Bugs caused by the nature of the problem changing

Then, of course, there are bugs when things just go out of date. For example, legislation changes for sales tax, a third-party API or library becomes defunct, a third-party service such as a Content Distribution Network is impacted, or people's tastes change to prefer touch/verbal interaction as technology advances. 

These may seem like the group of bugs that are least in our control. Dependence on a third party always causes issues that can involve a degree of disconnection and stretch the time these bugs take to resolve.

To some degree, third-party integration issues, such as deprecated methods, should be handled by notifications from the third party. However, I've known many instances where this hasn't happened. 

The key thing to mitigate the change around the boundaries of the system is to build a degree of resilience, sometimes known as graceful degradation of service, and to automate tests which look specifically for any change, for example, by automating notifications to flag a problem when integration with third-party software changes.

Netflix famously employs a Chaos Monkey to help it build resilience into its service.

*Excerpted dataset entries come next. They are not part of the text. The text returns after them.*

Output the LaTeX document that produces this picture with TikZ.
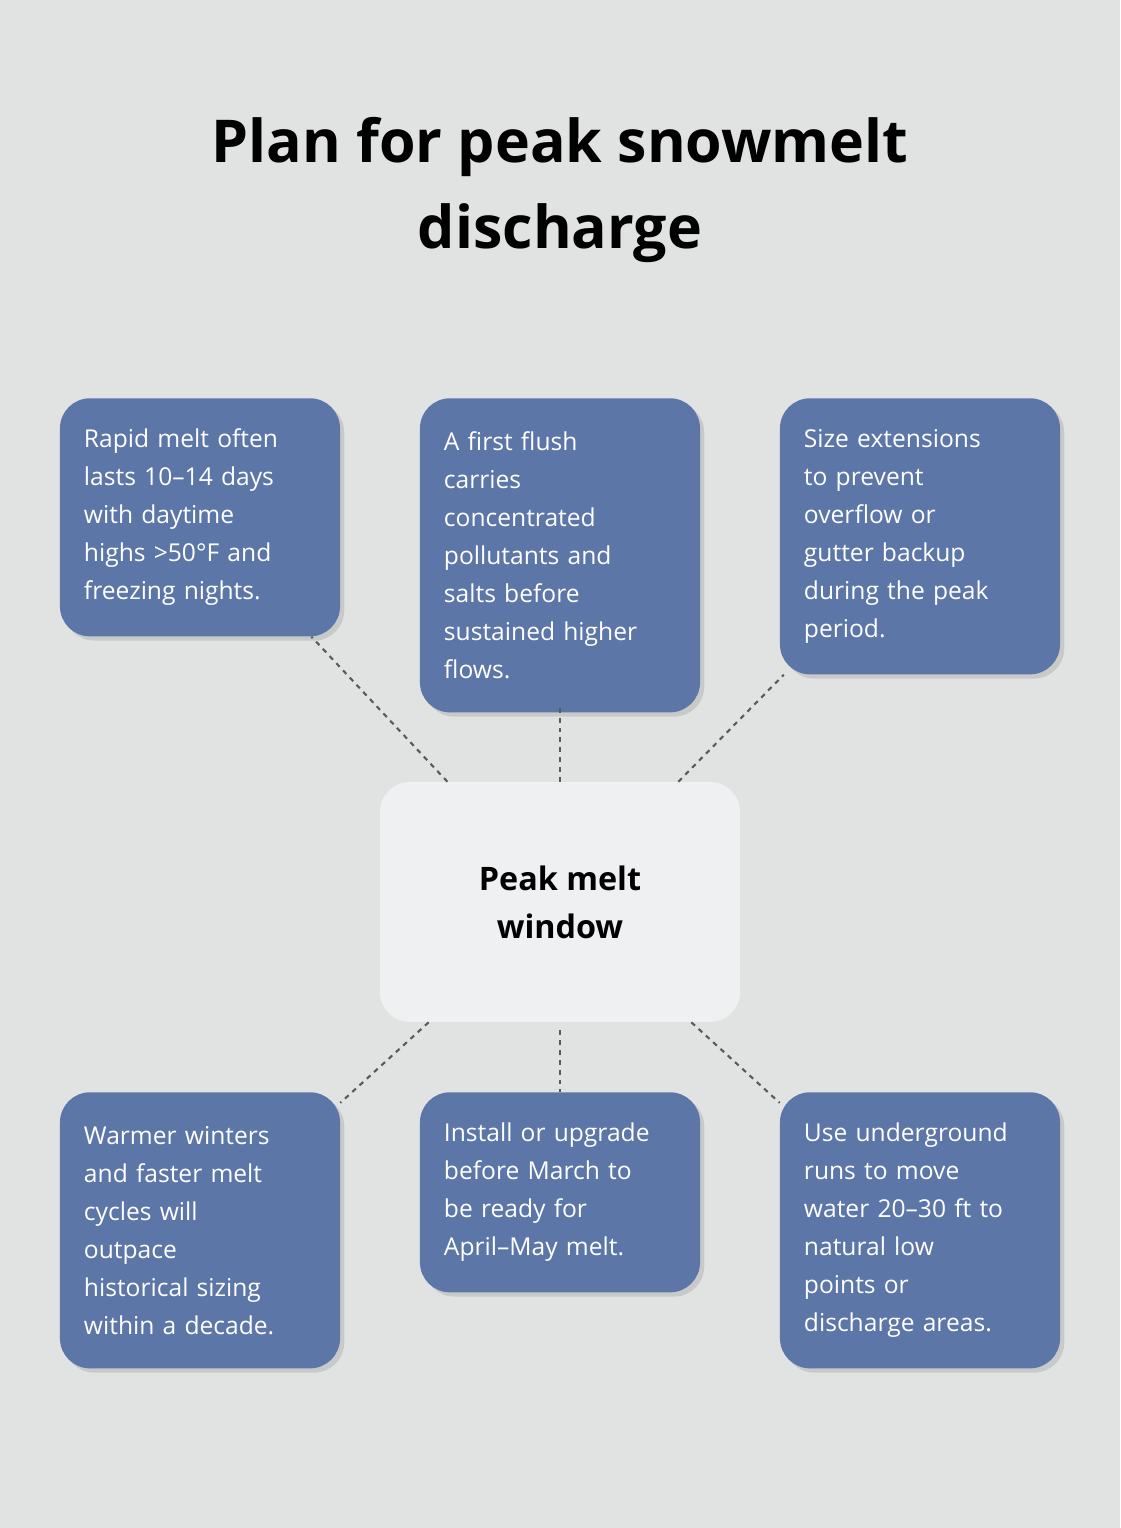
\documentclass[tikz,border=0pt]{standalone}
\usepackage{fontspec}
\setmainfont{Open Sans}
\usetikzlibrary{shadows,calc}
\definecolor{pagebg}{HTML}{E1E3E2}
\definecolor{boxblue}{HTML}{5C76A8}
\definecolor{hubfill}{HTML}{EFF0F2}
\definecolor{linkgray}{HTML}{5A5A5A}
\tikzset{
  tip/.style={rectangle, rounded corners=0.75cm, fill=boxblue, text=white,
    minimum width=7cm, text width=5.8cm, inner xsep=0.6cm, align=left,
    font=\fontsize{17.5}{27}\selectfont, anchor=north,
    drop shadow={opacity=0.25, shadow xshift=3pt, shadow yshift=-3pt}},
  hub/.style={rectangle, rounded corners=0.75cm, fill=hubfill,
    minimum width=9cm, minimum height=6cm, align=center,
    font=\fontsize{23}{34}\selectfont\bfseries},
  link/.style={draw=linkgray, line width=1.5pt, dash pattern=on 3.5pt off 3.5pt},
}
\begin{document}
\begin{tikzpicture}[x=0.025cm,y=-0.025cm]
  \fill[pagebg] (0,0) rectangle (1120,1528);
  \node[font=\fontsize{42}{61}\selectfont\bfseries, align=center] (title) at (560,190)
    {Plan for peak snowmelt\\discharge};
  %
  \node[hub] (hub) at (560,902) {Peak melt\\window};
  %
  \node[tip, minimum height=5.95cm] (melt) at (200,398)
    {Rapid melt often\\lasts 10–14 days\\with daytime\\highs >50°F and\\freezing nights.};
  \node[tip, minimum height=7.85cm] (flush) at (560,398)
    {A first flush\\carries\\concentrated\\pollutants and\\salts before\\sustained higher\\flows.};
  \node[tip, minimum height=6.9cm] (size) at (920,398)
    {Size extensions\\to prevent\\overflow or\\gutter backup\\during the peak\\period.};
  \node[tip, minimum height=6.9cm] (warm) at (200,1092)
    {Warmer winters\\and faster melt\\cycles will\\outpace\\historical sizing\\within a decade.};
  \node[tip, minimum height=5cm] (install) at (560,1092)
    {Install or upgrade\\before March to\\be ready for\\April–May melt.};
  \node[tip, minimum height=6.9cm] (runs) at (920,1092)
    {Use underground\\runs to move\\water 20–30 ft to\\natural low\\points or\\discharge areas.};
  %
  \begin{scope}[on background layer/.style={}]
    \draw[link] (hub) -- (melt);
    \draw[link] ($(hub.north)+(0,0)$) -- ($(flush.south)+(0,-6)$);
    \draw[link] (hub) -- (size);
    \draw[link] (hub) -- (warm);
    \draw[link] ($(hub.south)+(0,8)$) -- (install.north);
    \draw[link] (hub) -- (runs);
  \end{scope}
\end{tikzpicture}
\end{document}
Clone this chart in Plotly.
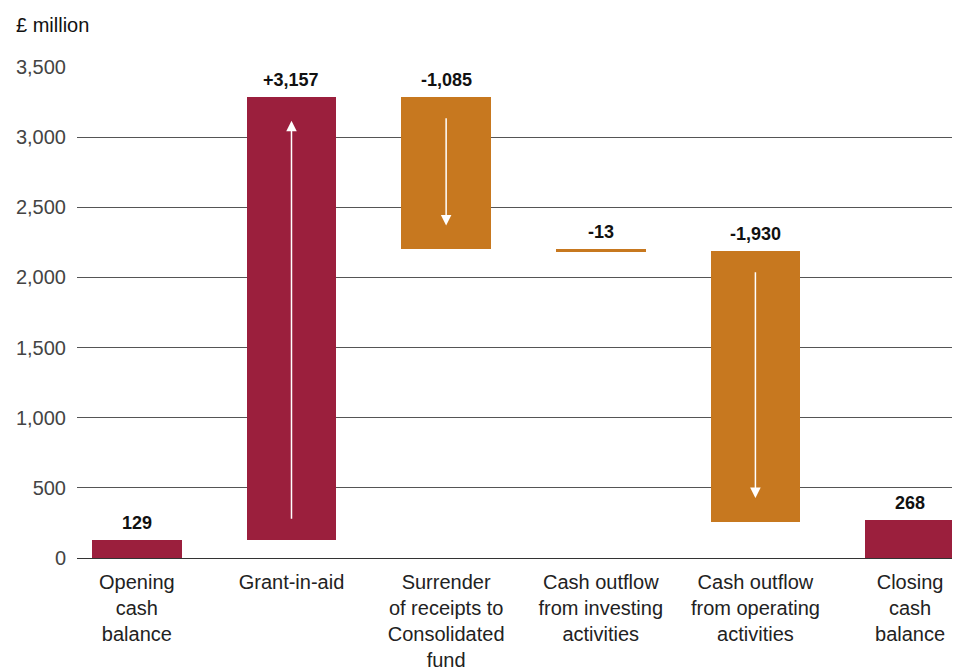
import plotly.graph_objects as go

categories = ["Opening<br>cash<br>balance", "Grant-in-aid", "Surrender<br>of receipts to<br>Consolidated<br>fund",
              "Cash outflow<br>from investing<br>activities", "Cash outflow<br>from operating<br>activities",
              "Closing<br>cash<br>balance"]
changes = [129, 3157, -1085, -13, -1930, 268]
kinds = ["total", "up", "down", "down", "down", "total"]
labels = ["129", "+3,157", "-1,085", "-13", "-1,930", "268"]
ytick_vals = [0, 500, 1000, 1500, 2000, 2500, 3000, 3500]
ytick_text = ["0", "500", "1,000", "1,500", "2,000", "2,500", "3,000", "3,500"]

MAROON = "#9B1F3D"
ORANGE = "#C7781F"

bases, lengths, colors = [], [], []
running = 0
for k, c in zip(kinds, changes):
    if k == "total":
        bases.append(0)
        lengths.append(c)
        running = c
        colors.append(MAROON)
    elif k == "up":
        bases.append(running)
        lengths.append(c)
        running += c
        colors.append(MAROON)
    else:
        bases.append(running + c)
        lengths.append(-c)
        running += c
        colors.append(ORANGE)

x = list(range(len(categories)))
fig = go.Figure()
fig.add_trace(go.Bar(x=x, y=lengths, base=bases, marker=dict(color=colors, line=dict(width=0)),
                     width=0.58, hoverinfo="skip"))

font = "Liberation Sans, Arial, sans-serif"
annotations = []
for i, (b, l, t) in enumerate(zip(bases, lengths, labels)):
    annotations.append(dict(x=i, y=b + l, text="<b>" + t + "</b>", showarrow=False, yanchor="bottom",
                            yshift=5, font=dict(size=18, color="#111", family=font)))

# arrows inside change bars
tail_off, head_off = 140, 170
running = 0
for i, (k, c) in enumerate(zip(kinds, changes)):
    if k == "total":
        running = c
        continue
    start, end = running, running + c
    running = end
    if abs(c) < 500:
        continue
    s = 1 if c > 0 else -1
    annotations.append(dict(x=i, y=end - s * head_off, ax=i, ay=start + s * tail_off,
                            xref="x", yref="y", axref="x", ayref="y", text="", showarrow=True,
                            arrowhead=2, arrowsize=1.4, arrowwidth=1.5, arrowcolor="white"))

annotations.append(dict(x=-63 / 885, y=1 + 55 / 491, xref="paper", yref="paper", xanchor="left",
                        yanchor="top", text="£ million", showarrow=False,
                        font=dict(size=20, color="#111", family=font)))

fig.update_layout(
    width=960, height=672,
    margin=dict(l=67, r=8, t=59, b=122),
    plot_bgcolor="white", paper_bgcolor="white",
    showlegend=False,
    bargap=0,
    font=dict(family=font, color="#333"),
    annotations=annotations,
    xaxis=dict(range=[-0.387, 5.323], tickvals=x, ticktext=categories, showgrid=False,
               zeroline=False, showline=False, ticks="", tickfont=dict(size=20, color="#222"),
               tickangle=0, ticklabelstandoff=10),
    yaxis=dict(range=[0, 3500], tickvals=ytick_vals, ticktext=ytick_text, showgrid=True,
               gridcolor="#555", gridwidth=1, zeroline=True, zerolinecolor="#333", zerolinewidth=1,
               showline=False, ticks="", tickfont=dict(size=20, color="#444"), ticklabelstandoff=10),
)
fig.write_html("out.html")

The Chaos Monkey is responsible for disrupting the Netflix service by impacting various parts of its infrastructure so that they can see how the rest of the system will respond. This is all done in the live system, creating a culture of being able to deal easily with worst-case scenarios.

To do this, we have to run integration tests against the live third-party system. In some cases, this can be expensive to perform continuously for tests that we run in our development environment. I'm thinking both in terms of the time it takes to run, but also regarding cost—banks, for example, often have to pay per transaction.

In this instance, it's best to adopt a phased approach to integration testing by simulating the integration tests you run regularly with the third party. The trick with this approach is to re-record the transaction simulation against the live system when changes in the interface are noticed. 

In a phased approach, where we're trying to keep costs of running tests down, we can adopt the strategy that only the last set of tests in our CI/CD pipeline is run against the actual live system. If a change is noticed, we send a notification and stop the deployment.